Brenda, who was baptized at our Easter Vigil, and all the others who were baptized in churches throughout the world on the night before Easter, had with them, what? Exactly! A godparent. The men and women who meet in our church basement every Thursday for an Alcoholics Anonymous meeting are accompanied in their walk in sobriety with what? Exactly! A sponsor. Apparently, we humans do well and do better with a faithful, human companion at our side to help us right wrongs and to protect our backs, sometimes protecting us even from ourselves.

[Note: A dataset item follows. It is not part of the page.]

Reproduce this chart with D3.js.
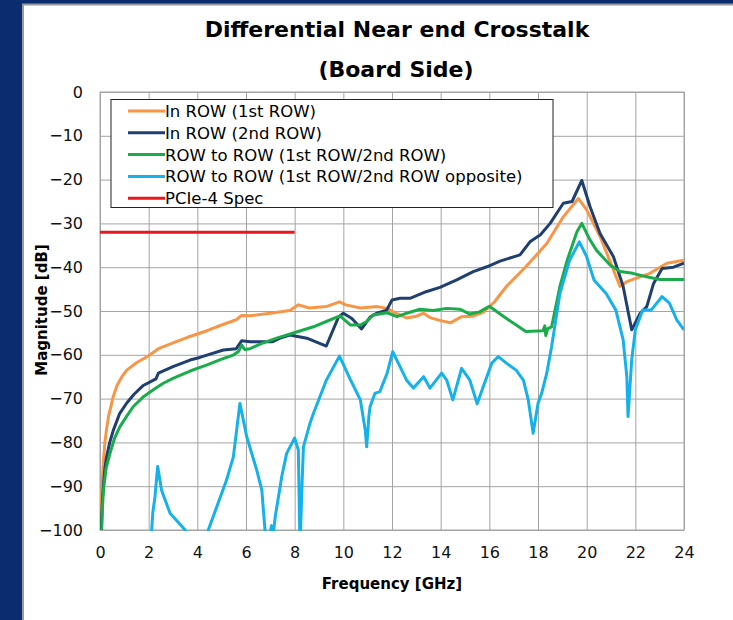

Do you remember how many there were on the road from Jerusalem to Emmaus on Easter night? Exactly! Two. Yes, they had lost hope, and they were going in the wrong direction, walking away from their hope, even though there were two of them. However, it was in their conversing and debating about all the things that had occurred that they realized that Jesus was walking with them. It was together that they realized that they had to turn around and return to what would give them hope. Could either of them have done that alone?

After the Tuesday evening funeral Mass for Aunt Joan, Uncle Jim looked lost and weary without his beloved of fifty-seven years. In between the sips of lemonade and nibbles at a chicken salad croissant, Uncle Jim told me, “Rob, I don’t know how I will live without her.”

Seven days later, he died on the Tuesday of Holy Week. Apparently, he could not survive without his faithful, human companion.

Are any of us really a lone ranger? We don’t gallop toward the setting sun with, “Hi-ho, Silver, away!” We don’t survive or thrive alone.